The first step towards validating a block begins when a block is received by a node. At this point, some safety checks are performed on the block. If the block does not link to an already known block or it matches the block ID of any block already received and processed by the node, the block is discarded. If the block is new, it is pushed to the chain controller for processing.

### 5.3.1. Push Block

When the block is received by the chain controller, the software must determine where to add the block within the local chain. The fork database, or Fork DB for short, is used for this purpose. The fork database holds all the branches with reversible blocks that have been received but are not yet finalized. To that end, the following steps are performed:

1. Add block to the fork database.
2. If block is added to the main branch that contains the current head block, apply block (see 5.2.1. Apply Block); or
3. If block must be added to a different branch, then:

1. if that branch now becomes the preferred branch compared to the current main branch: rewind all blocks up to the nearest common ancestor (and rollback the database state in the process), re-apply all blocks in the different branch, add the new block and apply it. That branch now becomes the new main branch.
2. otherwise: add the new block to that branch in the fork database but do nothing else.

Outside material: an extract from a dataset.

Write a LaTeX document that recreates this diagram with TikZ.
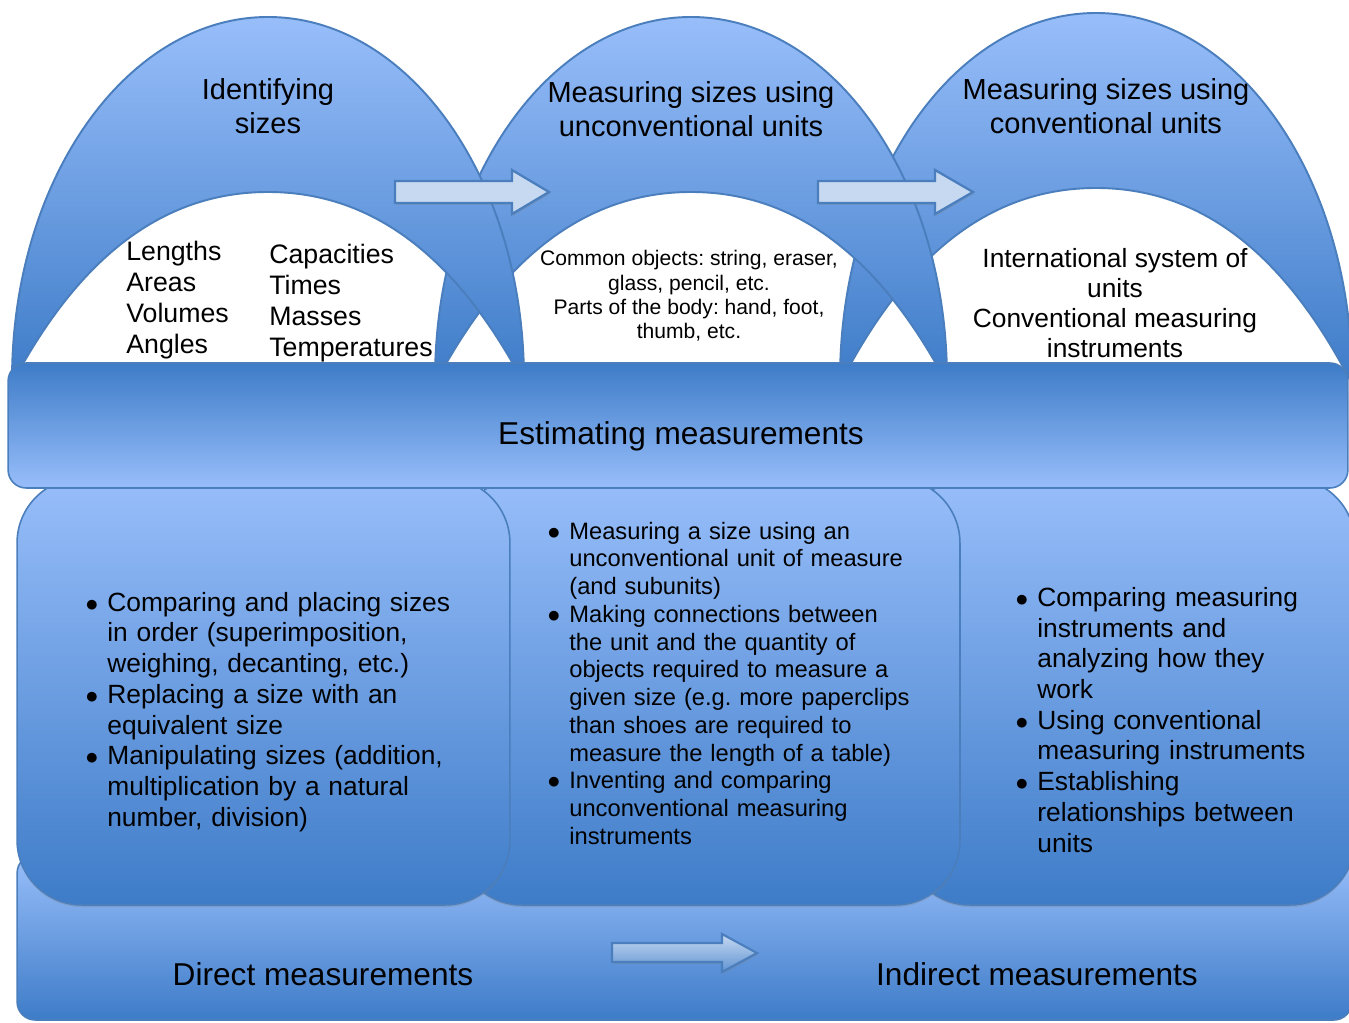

In order for the block to be added to fork database, some block validation must occur. Block header validation must always be done before adding a block to the fork database. And if the block must be applied, some validation of the transactions within the block must occur. The degree to which transactions are validated depends on the validation mode that nodeos is configured with. Two block validation modes are supported: full validation (the default mode), and light validation.

### 5.3.2. Full Validation

In full validation mode, every transaction that is applied is fully validated. This includes verifying the signatures on the transaction and checking authorizations.

### 5.3.3. Light Validation

In light validation mode, blocks signed by trusted producers (which can be configured locally per node) can skip some of the transaction validation done during full validation. For example, signature verification is skipped and all claimed authorizations on actions are assumed to be valid.

## 5.4. Block Finality

Block finality is the final outcome of EOSIO consensus. It is achieved after a supermajority of active producers have validated the block according to the consensus rules (see 3.1. Layer 1: Native Consensus (aBFT)). Blocks that reach finality are permanently recorded in the blockchain and cannot be undone. In this regard, the last irreversible block (LIB) in the chain refers to the most recent block that has become final. Therefore, from that point backwards the transactions that have been recorded on the blockchain cannot be reversed, tampered, or erased.

### 5.4.1. Goal of Finality

The main point of finality is to give users confidence that transactions that were applied prior and up to the LIB block cannot be modified, rolled back, or dropped. The LIB block can also be useful for active nodes to determine quickly and efficiently which branch to build off from, regardless of which is the longest one. This is because a given branch might be longer without containing the most recent LIB, in which case a shorter branch with the most recent LIB must be selected.